If I were Satan (no cracks, please, from my detractors), which of the following strategies would more likely sidetrack followers of "the Enemy" (to use the term for God in C.S. Lewis' "The Screwtape Letters")?
Choice 1: seductions to lust, greed and selfishness.
Choice 2: appeals to battle the culture to make it reflect Christian beliefs.
I'm going with Choice 2, because it is showing itself far more effective.
USA Today reported last Tuesday (Sept. 28) that standoffs between church and state are spreading across the country. Some people are upset by the court ruling barring display of the Ten Commandments in an Alabama courthouse. They are erecting, or defending existing, displays of religious documents in their communities. They will either lose their fight in court, or they will lose it in principle, because in order to maintain such displays they will be forced to surround them with "secular" documents or displays to satisfy the judges.

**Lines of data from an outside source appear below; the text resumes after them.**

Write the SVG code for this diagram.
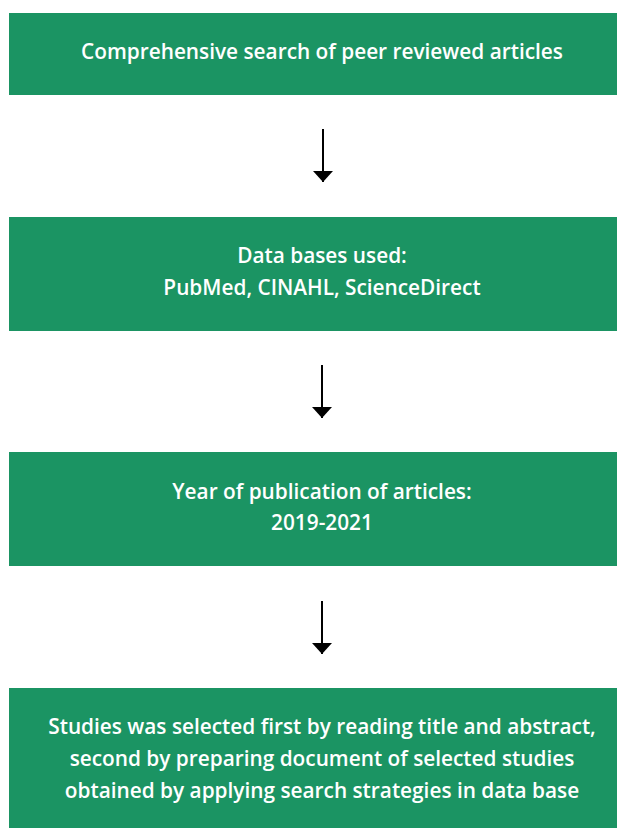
<svg xmlns="http://www.w3.org/2000/svg" width="617" height="828" viewBox="0 0 617 828">
  <defs>
    <marker id="head" markerWidth="11" markerHeight="20" refX="11" refY="10" orient="auto" markerUnits="userSpaceOnUse" viewBox="0 0 11 20">
      <path d="M0,0 L11,10 L0,20 Z" fill="#000"/>
    </marker>
  </defs>
  <style>
    .box { fill: #1b9463; }
    .label { font-family: "Open Sans", Lato, "Liberation Sans", sans-serif; font-weight: 600; font-size: 20.8px; fill: #ffffff; text-anchor: middle; }
    .conn { stroke: #000; stroke-width: 2; fill: none; }
  </style>
  <rect width="617" height="828" fill="#fff"/>

  <g id="node-search">
    <rect class="box" x="9" y="13" width="608" height="82"/>
    <text class="label" x="322" y="59">Comprehensive search of peer reviewed articles</text>
  </g>

  <g id="node-databases">
    <rect class="box" x="9" y="217" width="608" height="114"/>
    <text class="label" x="322" y="263">Data bases used:</text>
    <text class="label" x="322" y="295">PubMed, CINAHL, ScienceDirect</text>
  </g>

  <g id="node-years">
    <rect class="box" x="9" y="452" width="608" height="114"/>
    <text class="label" x="322" y="499">Year of publication of articles:</text>
    <text class="label" x="322" y="530">2019-2021</text>
  </g>

  <g id="node-selection">
    <rect class="box" x="9" y="688" width="608" height="140"/>
    <text class="label" x="322" y="734">Studies was selected first by reading title and abstract,</text>
    <text class="label" x="322" y="766">second by preparing document of selected studies</text>
    <text class="label" x="322" y="798">obtained by applying search strategies in data base</text>
  </g>

  <g id="connectors">
    <line class="conn" x1="323" y1="129" x2="323" y2="182" marker-end="url(#head)"/>
    <line class="conn" x1="322" y1="365" x2="322" y2="418" marker-end="url(#head)"/>
    <line class="conn" x1="322" y1="601" x2="322" y2="654" marker-end="url(#head)"/>
  </g>
</svg>
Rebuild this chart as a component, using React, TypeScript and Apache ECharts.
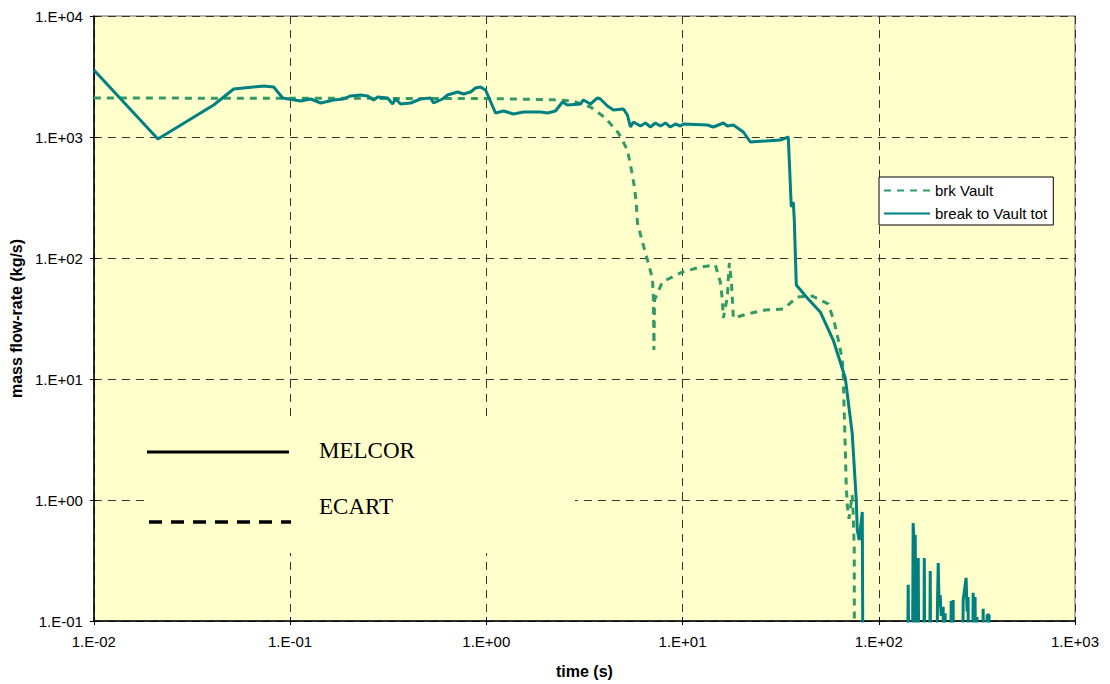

Sociologist Alan Wolfe has discovered the source of the contemporary church's power failure. In a book titled "The Transformation of American Religion: How We Actually Live Our Faith" (Free Press), Wolfe, a self-described nonbeliever, reaches some sobering conclusions. After traveling the country observing various denominations and religious services, Wolfe writes, "Far from living in a world elsewhere, the faithful in the United States are remarkably like everyone else." C.S. Lewis called this "contented worldliness," which he said is the great enemy of the church.
Wolfe says that religion in the United States "has never existed in practice the way it is supposed to exist in theory" and that in the battle between faith and culture, "American culture has triumphed." It was supposed to happen the other way, but too many people got comfortable with culture because it's easier to give in to the current and be carried along than to swim upstream.